**Data shown:**
-------

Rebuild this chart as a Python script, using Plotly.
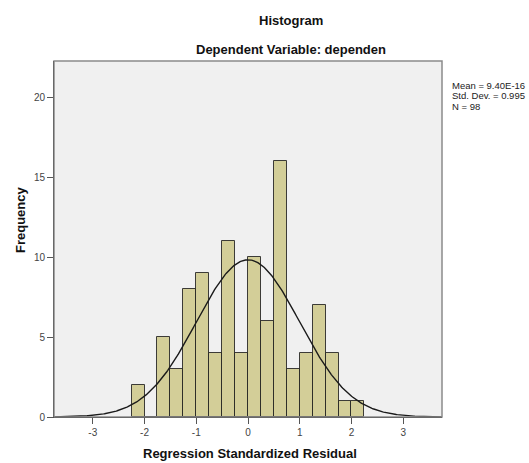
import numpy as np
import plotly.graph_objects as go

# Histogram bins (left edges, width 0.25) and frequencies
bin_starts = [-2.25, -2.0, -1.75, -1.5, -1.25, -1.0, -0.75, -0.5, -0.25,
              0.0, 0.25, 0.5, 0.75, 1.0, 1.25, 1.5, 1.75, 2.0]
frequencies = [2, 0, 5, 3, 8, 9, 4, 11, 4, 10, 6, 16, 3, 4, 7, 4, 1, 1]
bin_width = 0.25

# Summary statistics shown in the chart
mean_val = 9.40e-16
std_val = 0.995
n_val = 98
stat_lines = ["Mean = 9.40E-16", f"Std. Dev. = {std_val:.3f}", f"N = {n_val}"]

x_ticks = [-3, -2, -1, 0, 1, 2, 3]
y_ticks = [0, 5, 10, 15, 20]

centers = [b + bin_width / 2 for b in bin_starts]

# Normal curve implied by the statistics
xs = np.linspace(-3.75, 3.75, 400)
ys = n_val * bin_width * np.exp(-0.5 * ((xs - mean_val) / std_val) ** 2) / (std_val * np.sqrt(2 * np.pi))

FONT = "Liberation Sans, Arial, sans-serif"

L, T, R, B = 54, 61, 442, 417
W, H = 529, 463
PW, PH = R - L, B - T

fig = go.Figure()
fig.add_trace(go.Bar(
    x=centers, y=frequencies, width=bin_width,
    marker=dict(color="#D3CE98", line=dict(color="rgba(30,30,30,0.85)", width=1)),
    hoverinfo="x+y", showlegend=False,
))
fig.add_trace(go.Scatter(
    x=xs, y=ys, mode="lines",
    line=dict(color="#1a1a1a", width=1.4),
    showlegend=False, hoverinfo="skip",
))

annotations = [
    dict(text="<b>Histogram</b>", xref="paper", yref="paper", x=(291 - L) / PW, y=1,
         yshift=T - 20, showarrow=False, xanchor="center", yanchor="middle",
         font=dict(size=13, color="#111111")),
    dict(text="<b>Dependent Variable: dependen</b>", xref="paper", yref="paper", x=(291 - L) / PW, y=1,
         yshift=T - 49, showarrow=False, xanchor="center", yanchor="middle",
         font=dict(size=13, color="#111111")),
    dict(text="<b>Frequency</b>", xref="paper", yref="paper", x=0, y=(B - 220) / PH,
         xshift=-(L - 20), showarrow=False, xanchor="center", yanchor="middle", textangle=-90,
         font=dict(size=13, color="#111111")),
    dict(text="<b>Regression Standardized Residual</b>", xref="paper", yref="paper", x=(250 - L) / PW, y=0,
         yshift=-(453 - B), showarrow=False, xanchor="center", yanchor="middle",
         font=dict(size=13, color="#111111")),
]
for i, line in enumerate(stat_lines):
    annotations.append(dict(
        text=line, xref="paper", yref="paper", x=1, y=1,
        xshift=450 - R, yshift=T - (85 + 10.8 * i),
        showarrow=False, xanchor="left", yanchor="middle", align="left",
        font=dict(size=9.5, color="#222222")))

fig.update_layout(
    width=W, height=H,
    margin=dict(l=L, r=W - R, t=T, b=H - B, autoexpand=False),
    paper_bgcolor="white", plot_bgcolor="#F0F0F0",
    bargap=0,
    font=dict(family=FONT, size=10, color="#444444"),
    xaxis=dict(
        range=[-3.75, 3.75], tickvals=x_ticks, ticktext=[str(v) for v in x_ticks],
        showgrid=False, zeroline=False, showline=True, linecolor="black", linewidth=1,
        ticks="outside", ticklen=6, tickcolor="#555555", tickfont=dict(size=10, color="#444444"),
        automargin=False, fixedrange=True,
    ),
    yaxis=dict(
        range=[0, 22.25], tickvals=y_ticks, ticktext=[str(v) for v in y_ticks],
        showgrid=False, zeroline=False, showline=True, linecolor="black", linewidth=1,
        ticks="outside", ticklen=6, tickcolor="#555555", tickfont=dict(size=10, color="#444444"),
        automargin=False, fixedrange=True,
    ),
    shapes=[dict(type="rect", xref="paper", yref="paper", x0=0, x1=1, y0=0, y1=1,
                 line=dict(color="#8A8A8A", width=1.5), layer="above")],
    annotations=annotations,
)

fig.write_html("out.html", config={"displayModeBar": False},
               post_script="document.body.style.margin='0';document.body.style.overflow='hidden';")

-------

**Set problem:** Pictures stay out. Print the data exactly, from its first line through the line containing "import plotly.graph_objects as go".

**Correct output:**
Rebuild this chart as a Python script, using Plotly.
import numpy as np
import plotly.graph_objects as go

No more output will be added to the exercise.